* [Exercise instructions]:
Only the lines from the start of the data to the line containing "-0.03, 1.81, 1.81]", both included, should be output, exactly and without pictures.

* [Source data]:
•••••
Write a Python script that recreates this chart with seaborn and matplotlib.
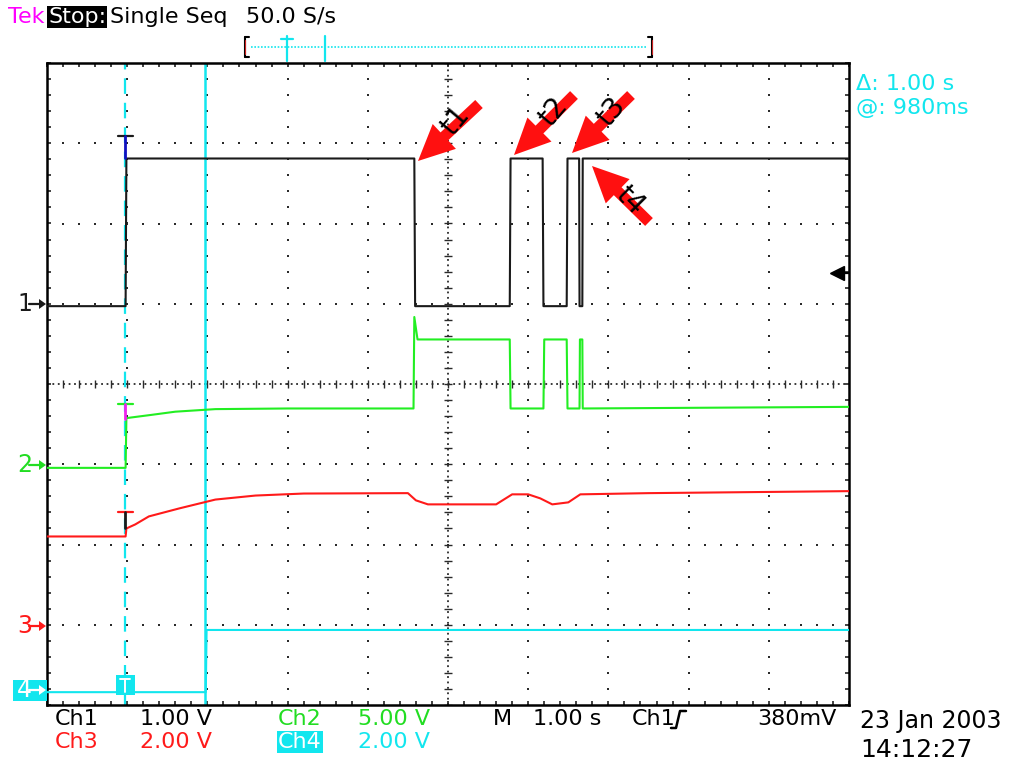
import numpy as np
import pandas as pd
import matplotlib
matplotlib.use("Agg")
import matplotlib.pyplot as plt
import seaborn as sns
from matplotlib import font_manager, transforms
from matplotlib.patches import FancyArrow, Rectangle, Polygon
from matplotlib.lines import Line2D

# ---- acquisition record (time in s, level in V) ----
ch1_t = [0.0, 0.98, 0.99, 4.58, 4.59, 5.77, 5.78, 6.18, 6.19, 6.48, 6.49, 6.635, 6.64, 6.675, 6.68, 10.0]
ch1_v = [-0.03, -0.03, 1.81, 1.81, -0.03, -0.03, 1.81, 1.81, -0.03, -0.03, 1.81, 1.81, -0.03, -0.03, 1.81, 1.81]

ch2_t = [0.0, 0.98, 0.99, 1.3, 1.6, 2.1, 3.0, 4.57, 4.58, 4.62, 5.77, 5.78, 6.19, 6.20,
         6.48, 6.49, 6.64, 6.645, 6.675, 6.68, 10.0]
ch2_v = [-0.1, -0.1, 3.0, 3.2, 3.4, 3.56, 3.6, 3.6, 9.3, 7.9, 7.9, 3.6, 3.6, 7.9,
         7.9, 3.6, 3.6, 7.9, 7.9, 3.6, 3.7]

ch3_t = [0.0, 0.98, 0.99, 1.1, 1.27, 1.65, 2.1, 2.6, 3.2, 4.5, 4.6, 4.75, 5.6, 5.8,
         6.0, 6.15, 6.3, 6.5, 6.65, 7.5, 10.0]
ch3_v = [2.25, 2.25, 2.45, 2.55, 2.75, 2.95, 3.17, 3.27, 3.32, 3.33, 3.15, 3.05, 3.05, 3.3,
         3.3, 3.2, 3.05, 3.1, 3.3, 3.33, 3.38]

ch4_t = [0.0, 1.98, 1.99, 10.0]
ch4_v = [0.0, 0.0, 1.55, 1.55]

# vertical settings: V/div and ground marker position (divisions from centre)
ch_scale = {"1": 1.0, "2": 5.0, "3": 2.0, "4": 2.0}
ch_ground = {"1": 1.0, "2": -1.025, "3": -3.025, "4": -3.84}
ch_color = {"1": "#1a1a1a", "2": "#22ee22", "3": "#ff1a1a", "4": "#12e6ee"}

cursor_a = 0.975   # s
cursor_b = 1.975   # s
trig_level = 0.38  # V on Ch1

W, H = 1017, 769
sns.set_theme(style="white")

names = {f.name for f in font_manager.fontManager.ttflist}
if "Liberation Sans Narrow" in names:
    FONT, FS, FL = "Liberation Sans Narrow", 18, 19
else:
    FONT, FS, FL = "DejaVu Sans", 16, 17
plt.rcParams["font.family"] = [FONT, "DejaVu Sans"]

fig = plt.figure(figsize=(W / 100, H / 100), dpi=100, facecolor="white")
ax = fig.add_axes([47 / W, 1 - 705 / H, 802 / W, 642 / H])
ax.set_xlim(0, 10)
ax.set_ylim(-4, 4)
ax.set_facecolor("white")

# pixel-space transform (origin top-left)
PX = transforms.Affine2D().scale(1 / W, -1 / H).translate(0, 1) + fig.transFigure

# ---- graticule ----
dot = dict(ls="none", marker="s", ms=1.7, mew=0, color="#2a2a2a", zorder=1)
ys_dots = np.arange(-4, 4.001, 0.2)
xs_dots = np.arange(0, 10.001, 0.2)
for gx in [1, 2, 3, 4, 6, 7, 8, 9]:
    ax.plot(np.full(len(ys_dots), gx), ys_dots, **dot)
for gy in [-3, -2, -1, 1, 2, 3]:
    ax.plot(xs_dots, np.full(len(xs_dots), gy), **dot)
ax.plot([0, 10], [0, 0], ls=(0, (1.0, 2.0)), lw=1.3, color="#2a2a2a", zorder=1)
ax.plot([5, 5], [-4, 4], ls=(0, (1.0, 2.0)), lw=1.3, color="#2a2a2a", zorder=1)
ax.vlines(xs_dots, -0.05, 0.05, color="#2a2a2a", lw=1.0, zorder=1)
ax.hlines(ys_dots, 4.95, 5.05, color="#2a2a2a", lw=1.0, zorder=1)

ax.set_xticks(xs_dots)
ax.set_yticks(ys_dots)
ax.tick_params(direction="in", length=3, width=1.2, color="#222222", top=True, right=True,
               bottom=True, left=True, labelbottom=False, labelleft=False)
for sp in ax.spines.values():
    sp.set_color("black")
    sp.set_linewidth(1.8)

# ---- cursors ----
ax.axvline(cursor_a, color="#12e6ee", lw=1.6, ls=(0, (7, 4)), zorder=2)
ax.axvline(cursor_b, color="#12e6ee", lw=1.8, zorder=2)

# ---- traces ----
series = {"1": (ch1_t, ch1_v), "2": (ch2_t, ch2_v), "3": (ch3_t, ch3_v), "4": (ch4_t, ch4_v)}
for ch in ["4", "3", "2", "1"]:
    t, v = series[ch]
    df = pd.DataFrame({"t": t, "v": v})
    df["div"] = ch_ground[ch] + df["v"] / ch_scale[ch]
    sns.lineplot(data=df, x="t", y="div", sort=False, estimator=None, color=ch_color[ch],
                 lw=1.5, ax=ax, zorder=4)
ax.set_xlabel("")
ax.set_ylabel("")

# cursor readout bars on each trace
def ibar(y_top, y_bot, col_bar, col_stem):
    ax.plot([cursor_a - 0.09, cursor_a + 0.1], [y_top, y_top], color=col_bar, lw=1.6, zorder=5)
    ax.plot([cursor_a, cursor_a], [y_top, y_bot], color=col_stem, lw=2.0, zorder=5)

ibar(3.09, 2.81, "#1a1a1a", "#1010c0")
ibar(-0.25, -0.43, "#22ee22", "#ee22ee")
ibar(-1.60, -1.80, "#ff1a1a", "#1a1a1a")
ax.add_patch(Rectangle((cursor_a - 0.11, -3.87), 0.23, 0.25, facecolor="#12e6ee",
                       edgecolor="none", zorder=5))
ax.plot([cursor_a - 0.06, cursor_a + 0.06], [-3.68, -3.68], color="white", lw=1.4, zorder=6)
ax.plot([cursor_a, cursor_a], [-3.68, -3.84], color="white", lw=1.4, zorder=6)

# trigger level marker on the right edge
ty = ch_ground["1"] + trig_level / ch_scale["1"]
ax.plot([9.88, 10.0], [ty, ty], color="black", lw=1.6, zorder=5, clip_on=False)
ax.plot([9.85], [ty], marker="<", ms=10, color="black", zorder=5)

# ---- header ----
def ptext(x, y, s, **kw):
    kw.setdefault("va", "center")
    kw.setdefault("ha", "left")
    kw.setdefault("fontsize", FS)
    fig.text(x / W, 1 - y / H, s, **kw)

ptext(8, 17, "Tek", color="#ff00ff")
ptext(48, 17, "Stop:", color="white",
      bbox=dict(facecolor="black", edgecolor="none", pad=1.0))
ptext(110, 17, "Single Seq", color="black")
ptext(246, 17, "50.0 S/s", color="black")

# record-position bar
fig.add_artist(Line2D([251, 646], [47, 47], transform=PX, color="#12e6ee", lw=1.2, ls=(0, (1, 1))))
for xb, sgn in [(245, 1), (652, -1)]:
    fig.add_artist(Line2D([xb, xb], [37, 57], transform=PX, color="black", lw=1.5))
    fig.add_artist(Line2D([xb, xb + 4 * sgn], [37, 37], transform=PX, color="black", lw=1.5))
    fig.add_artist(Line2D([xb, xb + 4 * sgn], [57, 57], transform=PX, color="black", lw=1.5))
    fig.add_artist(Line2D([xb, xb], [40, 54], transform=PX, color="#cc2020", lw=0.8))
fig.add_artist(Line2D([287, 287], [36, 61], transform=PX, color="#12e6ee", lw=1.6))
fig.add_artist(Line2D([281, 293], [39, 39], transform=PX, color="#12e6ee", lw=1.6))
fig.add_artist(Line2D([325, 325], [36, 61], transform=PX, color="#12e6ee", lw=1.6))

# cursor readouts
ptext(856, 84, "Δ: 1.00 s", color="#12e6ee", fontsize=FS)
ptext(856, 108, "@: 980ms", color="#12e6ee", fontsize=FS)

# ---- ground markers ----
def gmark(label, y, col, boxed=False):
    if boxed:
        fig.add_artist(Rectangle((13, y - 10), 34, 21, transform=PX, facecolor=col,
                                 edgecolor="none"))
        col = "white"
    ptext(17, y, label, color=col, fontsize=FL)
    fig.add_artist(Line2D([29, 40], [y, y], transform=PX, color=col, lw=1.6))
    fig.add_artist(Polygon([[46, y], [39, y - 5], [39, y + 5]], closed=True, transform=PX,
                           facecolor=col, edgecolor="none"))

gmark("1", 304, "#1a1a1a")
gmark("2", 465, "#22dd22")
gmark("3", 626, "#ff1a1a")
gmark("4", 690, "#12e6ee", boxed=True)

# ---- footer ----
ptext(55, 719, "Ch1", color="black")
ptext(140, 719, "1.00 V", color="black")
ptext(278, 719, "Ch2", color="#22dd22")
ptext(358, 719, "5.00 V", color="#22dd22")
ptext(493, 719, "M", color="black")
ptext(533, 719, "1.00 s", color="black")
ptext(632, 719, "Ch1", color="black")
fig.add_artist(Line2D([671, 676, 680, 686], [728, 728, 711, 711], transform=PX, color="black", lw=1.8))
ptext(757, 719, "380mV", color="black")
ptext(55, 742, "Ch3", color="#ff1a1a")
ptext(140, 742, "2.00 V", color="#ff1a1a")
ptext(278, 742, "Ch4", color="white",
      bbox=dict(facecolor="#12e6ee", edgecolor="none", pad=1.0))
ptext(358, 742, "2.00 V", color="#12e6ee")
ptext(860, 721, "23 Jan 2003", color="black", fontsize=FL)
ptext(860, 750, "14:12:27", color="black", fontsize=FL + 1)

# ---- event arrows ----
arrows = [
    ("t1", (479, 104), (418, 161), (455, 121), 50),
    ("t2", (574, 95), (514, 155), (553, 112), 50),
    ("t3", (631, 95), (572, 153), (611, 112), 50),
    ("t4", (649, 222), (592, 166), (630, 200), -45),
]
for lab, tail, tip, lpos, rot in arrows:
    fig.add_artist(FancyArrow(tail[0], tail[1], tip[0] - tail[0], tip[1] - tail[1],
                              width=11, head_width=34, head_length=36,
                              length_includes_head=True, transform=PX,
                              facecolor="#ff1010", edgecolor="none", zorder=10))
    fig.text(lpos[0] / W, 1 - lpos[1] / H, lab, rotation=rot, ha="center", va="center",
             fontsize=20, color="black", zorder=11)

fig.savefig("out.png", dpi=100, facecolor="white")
•••••
* [Result of this task]:
Write a Python script that recreates this chart with seaborn and matplotlib.
import numpy as np
import pandas as pd
import matplotlib
matplotlib.use("Agg")
import matplotlib.pyplot as plt
import seaborn as sns
from matplotlib import font_manager, transforms
from matplotlib.patches import FancyArrow, Rectangle, Polygon
from matplotlib.lines import Line2D

# ---- acquisition record (time in s, level in V) ----
ch1_t = [0.0, 0.98, 0.99, 4.58, 4.59, 5.77, 5.78, 6.18, 6.19, 6.48, 6.49, 6.635, 6.64, 6.675, 6.68, 10.0]
ch1_v = [-0.03, -0.03, 1.81, 1.81, -0.03, -0.03, 1.81, 1.81, -0.03, -0.03, 1.81, 1.81, -0.03, -0.03, 1.81, 1.81]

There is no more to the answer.